List each line holding the string "that".
:: Provided data
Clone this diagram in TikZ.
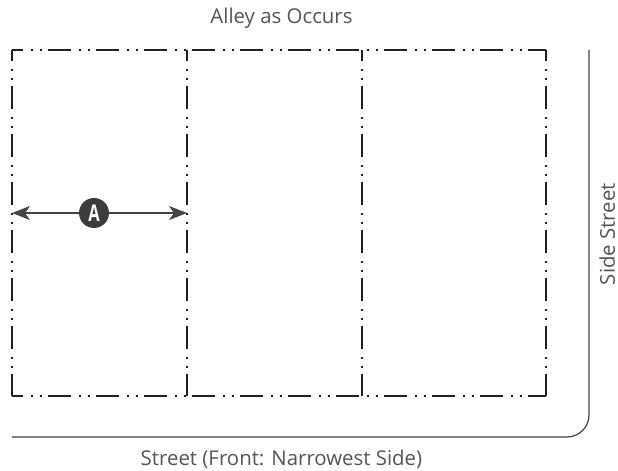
::::
:: Provided data
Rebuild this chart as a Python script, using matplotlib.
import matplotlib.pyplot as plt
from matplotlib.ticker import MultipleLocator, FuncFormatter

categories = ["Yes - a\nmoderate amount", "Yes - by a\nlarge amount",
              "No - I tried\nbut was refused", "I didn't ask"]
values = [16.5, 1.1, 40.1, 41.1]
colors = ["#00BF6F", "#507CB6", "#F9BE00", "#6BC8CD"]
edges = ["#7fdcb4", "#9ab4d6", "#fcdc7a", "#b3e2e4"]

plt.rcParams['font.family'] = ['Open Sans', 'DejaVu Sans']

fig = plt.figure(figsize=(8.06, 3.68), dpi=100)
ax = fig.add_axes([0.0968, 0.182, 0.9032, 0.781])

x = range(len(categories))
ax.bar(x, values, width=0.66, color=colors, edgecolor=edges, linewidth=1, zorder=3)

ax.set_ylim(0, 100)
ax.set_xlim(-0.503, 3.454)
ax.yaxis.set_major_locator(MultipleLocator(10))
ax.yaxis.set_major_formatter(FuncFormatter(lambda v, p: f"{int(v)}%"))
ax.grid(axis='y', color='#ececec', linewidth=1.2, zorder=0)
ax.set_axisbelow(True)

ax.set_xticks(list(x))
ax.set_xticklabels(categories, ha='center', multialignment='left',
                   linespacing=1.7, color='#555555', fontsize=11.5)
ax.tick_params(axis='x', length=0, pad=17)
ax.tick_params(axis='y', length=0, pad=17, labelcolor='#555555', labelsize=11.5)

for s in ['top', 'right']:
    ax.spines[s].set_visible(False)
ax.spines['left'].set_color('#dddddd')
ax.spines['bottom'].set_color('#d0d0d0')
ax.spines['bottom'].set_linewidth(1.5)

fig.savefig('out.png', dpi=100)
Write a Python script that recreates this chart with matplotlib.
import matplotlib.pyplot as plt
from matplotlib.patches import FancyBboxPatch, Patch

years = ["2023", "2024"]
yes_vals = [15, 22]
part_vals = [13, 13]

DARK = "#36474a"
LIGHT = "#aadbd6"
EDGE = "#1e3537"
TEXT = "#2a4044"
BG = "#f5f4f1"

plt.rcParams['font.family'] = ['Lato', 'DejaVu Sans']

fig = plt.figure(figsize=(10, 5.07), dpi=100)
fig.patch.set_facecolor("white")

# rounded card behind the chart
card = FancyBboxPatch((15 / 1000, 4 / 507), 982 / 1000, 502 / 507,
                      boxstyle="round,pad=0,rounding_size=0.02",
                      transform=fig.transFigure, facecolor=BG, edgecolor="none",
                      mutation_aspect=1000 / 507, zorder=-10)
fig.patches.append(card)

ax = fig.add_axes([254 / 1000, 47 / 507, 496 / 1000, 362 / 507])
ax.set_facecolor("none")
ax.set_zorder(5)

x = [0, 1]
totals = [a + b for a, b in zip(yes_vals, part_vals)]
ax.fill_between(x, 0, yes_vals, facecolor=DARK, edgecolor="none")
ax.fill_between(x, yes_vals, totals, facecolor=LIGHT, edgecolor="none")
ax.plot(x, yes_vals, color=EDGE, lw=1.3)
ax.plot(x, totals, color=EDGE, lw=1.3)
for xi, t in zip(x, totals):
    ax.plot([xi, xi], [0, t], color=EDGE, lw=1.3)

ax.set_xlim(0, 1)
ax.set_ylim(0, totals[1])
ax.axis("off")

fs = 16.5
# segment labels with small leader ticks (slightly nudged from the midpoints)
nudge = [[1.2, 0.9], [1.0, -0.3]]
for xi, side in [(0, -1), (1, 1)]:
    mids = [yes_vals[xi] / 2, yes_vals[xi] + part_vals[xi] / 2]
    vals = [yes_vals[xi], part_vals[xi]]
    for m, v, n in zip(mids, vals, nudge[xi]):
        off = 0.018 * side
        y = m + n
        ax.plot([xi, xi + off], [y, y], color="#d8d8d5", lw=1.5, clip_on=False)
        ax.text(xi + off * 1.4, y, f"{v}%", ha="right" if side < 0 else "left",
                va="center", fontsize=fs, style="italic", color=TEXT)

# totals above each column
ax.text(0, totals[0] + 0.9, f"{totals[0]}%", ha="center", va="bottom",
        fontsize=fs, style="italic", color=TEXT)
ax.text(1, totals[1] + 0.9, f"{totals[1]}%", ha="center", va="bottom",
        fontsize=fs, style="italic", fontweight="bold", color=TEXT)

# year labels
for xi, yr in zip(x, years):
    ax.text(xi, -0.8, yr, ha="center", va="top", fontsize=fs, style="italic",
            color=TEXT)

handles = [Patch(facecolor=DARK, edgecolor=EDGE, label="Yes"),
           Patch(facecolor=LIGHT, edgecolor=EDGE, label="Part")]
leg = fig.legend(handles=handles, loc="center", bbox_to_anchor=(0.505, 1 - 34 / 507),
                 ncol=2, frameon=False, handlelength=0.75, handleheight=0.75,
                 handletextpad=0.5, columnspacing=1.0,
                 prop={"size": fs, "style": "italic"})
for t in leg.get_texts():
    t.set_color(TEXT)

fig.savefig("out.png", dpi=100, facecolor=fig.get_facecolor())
::::
:: Provided data
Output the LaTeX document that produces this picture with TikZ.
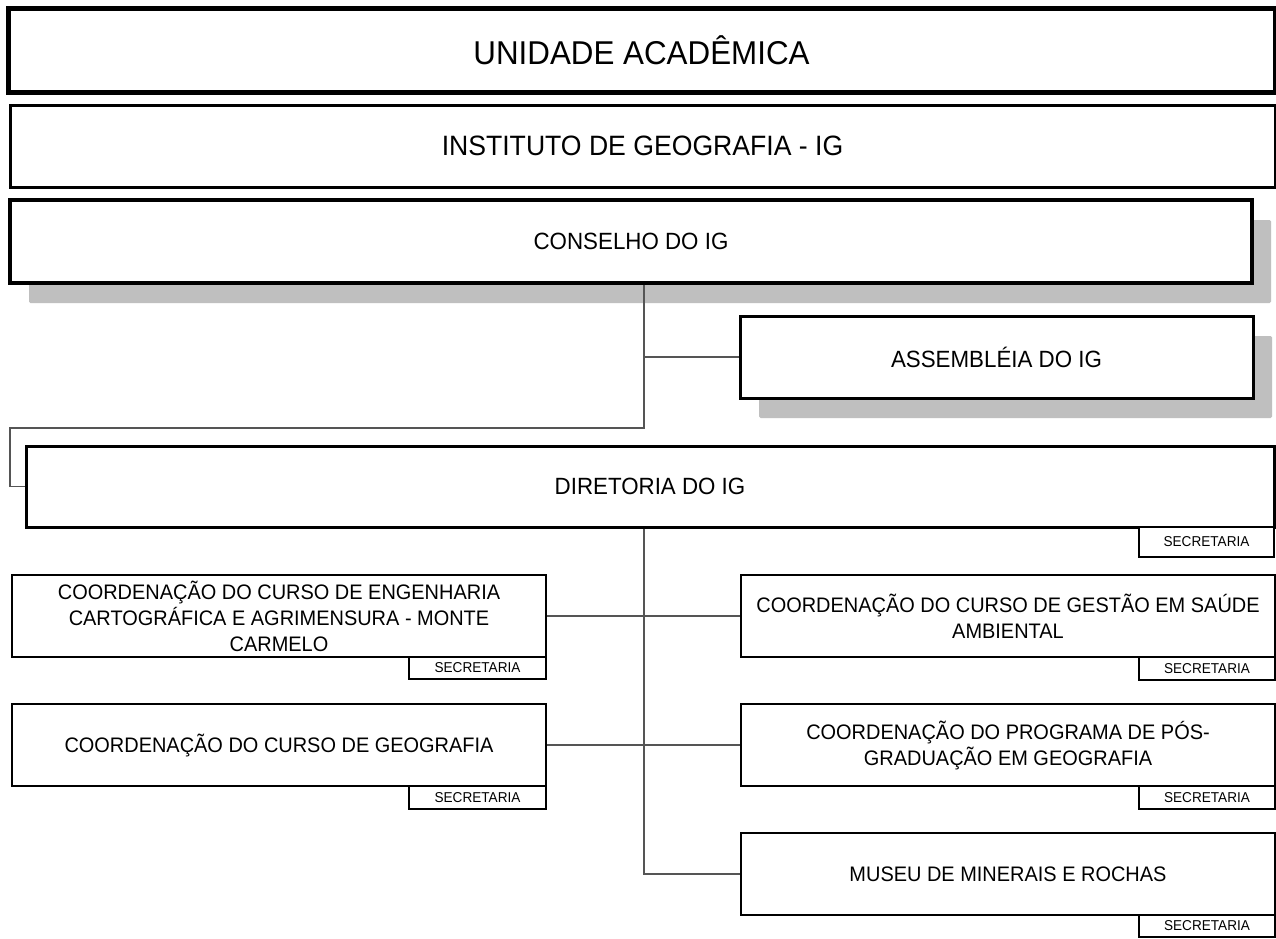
::::
*Task result*:
Write a Python script that recreates this chart with matplotlib.
Output the LaTeX document that produces this picture with TikZ.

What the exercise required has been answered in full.